A Further Pickering Pole
This demonstration pole is situated at the North York Moors Railway terminus at Pickering
A nearby notice describes the pole as been constructed from mostly original parts to represent a typical North Eastern Railway example with alternate long and short cross arms, a feature of most early telegraph installations, and an additional insulator on the saddle or top pole
A full transcript of the wording can be found on the NYMR Pickering Pole page
A Birds Eye View
This telephone distribution in Scalby near Scarborough looks rather under used with only 9 wires connected out of a total of 26 available connection points.
Visible right in the middle of the spars is small empty nest hence the title 'A Birds Eye View'
An English Insulator Abroad
John Luyer from Western Australia kindly sent me this image of a Standard Cordeaux impressed Bullers Ltd London. Note the red dust / sand blown inside the shed.
Use this link to visit John's site and in particular his insulator page
Art? A Fine compilation
Russell Firth has sent me many images of his collection so, for now, to save space I have grouped them all together in one single image
Note the many styles shown including an Oil Bath, corrugated examples, brown cream and white varieties, shackles, potheads, Langdons and off course Reds
Gene Kingsley - An ongoing contribution
Gene has very kindly been supplying me many images of his recently found insulators and some insulators still in situ from his local area - Thank You Gene
This pole of standard size Terminators was still standing lineside on the 20th June 2006 when Gene snapped a quick shot for me. As can be seen, the wires have been cut, crudely, therefore fortunately retaining some good examples of wire termination
28th May and another packed pole still standing. This pole is worthy of mention for its double sided top spar and a good mixture of standard Terminators and Potheads. Also visible through the wires and spars are two wire straining brackets complete with straining wire. These brackets were used to distance the straining wire from the pole in a particular direction to ensure clearance for the many telegraph wires.
On a similar theme and the same date, another termination pole, this time 100% double sided. Apart from the double and single grooved potheads, sadly most are broken, this pole has 2 additional extras, what appears to bird boxes?

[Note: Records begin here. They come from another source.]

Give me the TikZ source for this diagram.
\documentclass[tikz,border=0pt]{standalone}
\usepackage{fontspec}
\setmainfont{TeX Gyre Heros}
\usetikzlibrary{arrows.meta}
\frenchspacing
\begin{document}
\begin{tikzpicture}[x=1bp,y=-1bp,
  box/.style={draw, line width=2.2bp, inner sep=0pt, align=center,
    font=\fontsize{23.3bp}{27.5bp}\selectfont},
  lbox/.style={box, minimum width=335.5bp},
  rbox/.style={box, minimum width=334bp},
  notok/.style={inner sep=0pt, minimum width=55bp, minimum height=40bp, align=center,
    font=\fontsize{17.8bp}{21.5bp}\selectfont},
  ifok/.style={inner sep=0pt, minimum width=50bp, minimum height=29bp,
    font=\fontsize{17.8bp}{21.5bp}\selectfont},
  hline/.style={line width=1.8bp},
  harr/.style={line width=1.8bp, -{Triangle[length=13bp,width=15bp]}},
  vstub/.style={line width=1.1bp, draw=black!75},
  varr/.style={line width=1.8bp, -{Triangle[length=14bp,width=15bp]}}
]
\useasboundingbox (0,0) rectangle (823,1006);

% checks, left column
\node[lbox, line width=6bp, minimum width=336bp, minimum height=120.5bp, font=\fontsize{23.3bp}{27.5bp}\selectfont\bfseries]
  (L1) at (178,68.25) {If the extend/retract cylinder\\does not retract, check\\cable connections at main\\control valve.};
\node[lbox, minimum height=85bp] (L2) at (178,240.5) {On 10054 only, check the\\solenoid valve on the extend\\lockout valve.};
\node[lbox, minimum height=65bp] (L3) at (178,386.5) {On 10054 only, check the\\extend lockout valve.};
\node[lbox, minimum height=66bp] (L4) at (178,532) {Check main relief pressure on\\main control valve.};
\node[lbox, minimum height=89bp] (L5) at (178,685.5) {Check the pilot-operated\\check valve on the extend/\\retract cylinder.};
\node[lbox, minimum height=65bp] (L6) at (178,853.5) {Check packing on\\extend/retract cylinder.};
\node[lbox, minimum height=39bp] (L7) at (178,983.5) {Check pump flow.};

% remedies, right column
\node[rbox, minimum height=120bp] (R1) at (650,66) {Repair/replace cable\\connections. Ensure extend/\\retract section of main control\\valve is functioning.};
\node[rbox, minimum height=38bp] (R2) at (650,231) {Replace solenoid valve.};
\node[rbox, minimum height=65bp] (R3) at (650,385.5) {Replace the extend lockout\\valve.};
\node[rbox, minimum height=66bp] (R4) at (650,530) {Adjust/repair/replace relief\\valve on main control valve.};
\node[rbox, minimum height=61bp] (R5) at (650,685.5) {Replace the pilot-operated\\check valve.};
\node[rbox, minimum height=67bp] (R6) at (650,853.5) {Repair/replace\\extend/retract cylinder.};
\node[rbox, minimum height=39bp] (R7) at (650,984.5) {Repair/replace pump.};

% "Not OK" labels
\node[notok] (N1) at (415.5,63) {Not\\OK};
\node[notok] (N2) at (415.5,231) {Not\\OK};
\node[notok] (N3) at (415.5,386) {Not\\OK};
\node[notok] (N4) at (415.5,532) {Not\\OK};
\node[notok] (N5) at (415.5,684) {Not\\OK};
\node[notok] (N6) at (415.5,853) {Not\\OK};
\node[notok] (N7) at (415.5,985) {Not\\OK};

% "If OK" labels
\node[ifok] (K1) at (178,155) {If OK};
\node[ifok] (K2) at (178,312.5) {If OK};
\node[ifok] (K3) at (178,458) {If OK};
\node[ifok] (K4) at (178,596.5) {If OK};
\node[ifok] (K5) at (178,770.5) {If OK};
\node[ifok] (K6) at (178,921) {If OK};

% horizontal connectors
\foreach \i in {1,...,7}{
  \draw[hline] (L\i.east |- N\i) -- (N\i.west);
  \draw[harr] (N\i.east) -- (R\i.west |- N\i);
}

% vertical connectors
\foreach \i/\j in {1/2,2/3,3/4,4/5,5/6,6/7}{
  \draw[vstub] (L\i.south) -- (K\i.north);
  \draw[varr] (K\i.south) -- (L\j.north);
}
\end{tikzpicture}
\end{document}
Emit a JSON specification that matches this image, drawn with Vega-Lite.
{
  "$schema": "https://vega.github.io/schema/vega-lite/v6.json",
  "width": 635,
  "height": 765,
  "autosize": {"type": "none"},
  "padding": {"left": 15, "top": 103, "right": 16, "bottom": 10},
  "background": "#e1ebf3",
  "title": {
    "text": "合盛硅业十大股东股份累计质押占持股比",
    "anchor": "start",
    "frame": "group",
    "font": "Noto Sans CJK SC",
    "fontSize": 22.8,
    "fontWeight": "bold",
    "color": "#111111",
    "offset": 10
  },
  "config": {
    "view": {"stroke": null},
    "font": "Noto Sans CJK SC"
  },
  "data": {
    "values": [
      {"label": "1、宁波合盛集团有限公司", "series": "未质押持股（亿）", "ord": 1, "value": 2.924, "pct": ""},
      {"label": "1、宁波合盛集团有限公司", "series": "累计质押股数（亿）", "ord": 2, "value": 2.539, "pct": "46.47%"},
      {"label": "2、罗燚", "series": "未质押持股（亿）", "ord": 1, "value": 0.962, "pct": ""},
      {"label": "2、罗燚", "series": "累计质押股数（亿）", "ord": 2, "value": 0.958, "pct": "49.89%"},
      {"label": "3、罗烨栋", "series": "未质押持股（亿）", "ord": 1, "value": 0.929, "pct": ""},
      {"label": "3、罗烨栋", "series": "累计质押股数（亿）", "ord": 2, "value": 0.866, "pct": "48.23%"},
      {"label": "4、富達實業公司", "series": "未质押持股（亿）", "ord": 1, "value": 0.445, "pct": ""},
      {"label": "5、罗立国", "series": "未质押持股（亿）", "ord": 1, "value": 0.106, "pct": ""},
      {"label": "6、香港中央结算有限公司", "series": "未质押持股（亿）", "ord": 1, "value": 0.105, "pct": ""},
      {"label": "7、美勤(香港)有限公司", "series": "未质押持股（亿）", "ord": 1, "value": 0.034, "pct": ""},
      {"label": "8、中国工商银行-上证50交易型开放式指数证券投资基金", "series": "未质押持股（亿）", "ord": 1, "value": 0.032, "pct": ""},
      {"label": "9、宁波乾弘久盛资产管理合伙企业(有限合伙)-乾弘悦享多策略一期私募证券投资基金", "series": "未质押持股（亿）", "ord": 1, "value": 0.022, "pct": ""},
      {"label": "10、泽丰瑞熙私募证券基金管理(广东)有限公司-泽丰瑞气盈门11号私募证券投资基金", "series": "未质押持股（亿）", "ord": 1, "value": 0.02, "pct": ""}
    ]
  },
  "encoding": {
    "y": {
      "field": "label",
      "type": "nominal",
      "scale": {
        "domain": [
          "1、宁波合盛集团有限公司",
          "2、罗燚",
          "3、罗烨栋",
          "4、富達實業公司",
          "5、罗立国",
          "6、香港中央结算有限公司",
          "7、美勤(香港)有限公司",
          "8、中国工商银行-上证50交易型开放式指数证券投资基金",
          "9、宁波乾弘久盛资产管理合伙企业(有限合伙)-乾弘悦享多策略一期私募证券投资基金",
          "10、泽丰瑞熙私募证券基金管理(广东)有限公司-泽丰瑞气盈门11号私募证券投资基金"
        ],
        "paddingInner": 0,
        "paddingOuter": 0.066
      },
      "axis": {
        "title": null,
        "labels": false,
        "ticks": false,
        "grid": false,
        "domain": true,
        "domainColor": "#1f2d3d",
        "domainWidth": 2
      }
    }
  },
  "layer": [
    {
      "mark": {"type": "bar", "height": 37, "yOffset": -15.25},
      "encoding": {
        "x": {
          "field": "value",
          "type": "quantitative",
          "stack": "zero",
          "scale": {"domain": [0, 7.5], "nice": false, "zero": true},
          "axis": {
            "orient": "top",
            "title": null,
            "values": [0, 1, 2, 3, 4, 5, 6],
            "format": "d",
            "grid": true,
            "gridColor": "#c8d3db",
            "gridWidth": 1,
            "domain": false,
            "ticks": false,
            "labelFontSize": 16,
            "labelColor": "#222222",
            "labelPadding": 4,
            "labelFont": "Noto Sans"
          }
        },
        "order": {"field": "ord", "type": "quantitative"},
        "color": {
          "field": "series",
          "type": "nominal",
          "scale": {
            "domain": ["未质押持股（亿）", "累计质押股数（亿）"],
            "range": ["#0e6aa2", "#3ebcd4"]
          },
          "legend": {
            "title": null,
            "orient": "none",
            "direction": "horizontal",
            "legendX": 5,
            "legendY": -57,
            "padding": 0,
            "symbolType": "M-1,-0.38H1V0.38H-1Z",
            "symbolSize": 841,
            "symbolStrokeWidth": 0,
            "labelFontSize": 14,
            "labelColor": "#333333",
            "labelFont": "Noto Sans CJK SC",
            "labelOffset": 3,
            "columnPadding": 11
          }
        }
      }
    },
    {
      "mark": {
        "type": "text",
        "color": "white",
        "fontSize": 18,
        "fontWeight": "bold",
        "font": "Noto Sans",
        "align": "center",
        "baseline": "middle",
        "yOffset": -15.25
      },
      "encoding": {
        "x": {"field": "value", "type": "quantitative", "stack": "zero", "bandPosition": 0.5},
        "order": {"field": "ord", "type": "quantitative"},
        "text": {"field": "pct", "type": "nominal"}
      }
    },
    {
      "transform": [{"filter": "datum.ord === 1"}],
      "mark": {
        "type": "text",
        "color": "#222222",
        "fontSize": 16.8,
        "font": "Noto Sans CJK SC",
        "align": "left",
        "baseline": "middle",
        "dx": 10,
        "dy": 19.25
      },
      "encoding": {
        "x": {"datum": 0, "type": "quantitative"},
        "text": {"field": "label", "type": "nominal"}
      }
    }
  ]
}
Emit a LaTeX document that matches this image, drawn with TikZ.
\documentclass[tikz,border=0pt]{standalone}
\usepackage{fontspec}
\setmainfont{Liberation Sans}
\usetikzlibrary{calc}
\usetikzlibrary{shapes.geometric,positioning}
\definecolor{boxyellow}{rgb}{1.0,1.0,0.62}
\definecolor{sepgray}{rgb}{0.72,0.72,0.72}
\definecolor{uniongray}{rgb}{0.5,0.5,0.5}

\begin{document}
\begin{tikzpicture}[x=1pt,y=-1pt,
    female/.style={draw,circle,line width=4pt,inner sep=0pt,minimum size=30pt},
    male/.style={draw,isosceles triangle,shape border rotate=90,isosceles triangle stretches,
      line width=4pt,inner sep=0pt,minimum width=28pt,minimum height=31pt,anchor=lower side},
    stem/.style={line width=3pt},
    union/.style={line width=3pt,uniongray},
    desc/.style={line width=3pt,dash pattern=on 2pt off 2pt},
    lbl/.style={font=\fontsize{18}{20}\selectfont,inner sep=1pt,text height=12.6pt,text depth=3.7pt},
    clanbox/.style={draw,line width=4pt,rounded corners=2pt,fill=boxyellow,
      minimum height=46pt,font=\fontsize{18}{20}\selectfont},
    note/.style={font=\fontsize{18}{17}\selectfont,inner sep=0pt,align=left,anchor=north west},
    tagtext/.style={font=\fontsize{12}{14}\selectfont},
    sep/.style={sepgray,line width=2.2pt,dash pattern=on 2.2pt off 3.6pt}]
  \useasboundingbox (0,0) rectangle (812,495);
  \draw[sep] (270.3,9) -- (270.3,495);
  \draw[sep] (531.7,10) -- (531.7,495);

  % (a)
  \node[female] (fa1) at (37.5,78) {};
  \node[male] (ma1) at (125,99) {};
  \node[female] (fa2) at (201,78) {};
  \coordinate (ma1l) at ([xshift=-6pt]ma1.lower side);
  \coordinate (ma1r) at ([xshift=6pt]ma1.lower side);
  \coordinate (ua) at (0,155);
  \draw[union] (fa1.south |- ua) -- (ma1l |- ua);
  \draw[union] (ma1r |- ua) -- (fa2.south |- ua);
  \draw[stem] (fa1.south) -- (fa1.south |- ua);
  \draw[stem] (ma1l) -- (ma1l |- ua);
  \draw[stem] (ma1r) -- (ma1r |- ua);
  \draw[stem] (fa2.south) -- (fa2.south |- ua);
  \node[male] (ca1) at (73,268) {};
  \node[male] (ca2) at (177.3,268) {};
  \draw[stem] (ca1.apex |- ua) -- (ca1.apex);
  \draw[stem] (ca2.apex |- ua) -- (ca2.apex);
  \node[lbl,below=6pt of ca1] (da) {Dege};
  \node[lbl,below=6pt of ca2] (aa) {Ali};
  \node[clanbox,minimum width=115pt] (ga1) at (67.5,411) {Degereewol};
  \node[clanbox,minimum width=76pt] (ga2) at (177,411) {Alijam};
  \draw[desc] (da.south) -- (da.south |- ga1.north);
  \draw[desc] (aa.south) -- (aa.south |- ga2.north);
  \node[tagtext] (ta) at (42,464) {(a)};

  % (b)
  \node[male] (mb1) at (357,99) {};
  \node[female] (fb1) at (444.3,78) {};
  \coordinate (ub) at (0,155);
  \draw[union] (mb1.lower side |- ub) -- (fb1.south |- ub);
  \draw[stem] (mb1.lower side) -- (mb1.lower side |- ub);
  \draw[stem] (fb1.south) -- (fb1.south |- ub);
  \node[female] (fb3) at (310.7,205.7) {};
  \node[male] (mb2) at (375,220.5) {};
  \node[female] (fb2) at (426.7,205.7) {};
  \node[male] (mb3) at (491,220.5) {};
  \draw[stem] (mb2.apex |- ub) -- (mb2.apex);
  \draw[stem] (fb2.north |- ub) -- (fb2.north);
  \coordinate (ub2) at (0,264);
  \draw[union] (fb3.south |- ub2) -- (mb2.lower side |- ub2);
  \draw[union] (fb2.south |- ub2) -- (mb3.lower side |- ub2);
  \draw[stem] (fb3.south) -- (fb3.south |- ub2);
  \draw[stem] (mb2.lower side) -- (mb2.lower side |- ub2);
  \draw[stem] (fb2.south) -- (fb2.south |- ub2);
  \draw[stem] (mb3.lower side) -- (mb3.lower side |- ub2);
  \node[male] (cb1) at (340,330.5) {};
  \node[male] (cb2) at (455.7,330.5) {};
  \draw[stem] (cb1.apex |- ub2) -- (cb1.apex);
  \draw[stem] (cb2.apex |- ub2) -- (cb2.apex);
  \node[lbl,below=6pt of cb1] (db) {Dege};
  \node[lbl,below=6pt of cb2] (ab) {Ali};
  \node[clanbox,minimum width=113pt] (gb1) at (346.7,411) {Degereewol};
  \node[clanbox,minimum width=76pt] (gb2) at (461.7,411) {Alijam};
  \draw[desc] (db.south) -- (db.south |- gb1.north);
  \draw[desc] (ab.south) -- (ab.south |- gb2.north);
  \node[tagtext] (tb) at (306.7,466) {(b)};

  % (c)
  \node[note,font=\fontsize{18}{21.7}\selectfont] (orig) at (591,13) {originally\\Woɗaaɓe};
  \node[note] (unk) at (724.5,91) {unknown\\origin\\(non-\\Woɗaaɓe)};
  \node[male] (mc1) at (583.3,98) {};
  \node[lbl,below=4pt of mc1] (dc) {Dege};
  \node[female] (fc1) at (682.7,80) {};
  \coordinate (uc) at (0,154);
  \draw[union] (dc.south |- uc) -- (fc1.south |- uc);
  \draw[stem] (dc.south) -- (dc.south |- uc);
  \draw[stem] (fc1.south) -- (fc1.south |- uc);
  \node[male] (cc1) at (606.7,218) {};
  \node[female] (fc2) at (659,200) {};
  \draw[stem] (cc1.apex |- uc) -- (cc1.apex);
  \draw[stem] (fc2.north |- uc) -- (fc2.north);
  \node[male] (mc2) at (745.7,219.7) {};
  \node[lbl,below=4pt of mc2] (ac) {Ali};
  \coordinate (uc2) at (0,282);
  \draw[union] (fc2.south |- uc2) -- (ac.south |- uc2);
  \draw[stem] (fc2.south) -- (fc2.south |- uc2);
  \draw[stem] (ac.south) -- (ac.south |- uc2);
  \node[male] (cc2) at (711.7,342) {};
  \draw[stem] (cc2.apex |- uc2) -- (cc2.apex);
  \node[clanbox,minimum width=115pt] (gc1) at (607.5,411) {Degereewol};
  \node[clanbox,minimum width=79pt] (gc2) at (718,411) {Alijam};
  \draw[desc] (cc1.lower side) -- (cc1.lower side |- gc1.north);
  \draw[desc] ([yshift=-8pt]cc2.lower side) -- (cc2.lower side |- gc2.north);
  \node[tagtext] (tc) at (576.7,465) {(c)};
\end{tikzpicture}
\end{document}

Unlike the previous image, no extra wire strain arms have been used, the straining wires instead, cris cross the pole. Also clearly visible are the extra spar stiffening brackets. These brackets hinder insulator collection on fallen poles no end as the demolition men never remove the spars of the poles and you can guarantee the one insulator you want will not unscrew and you cannot take the spar with you!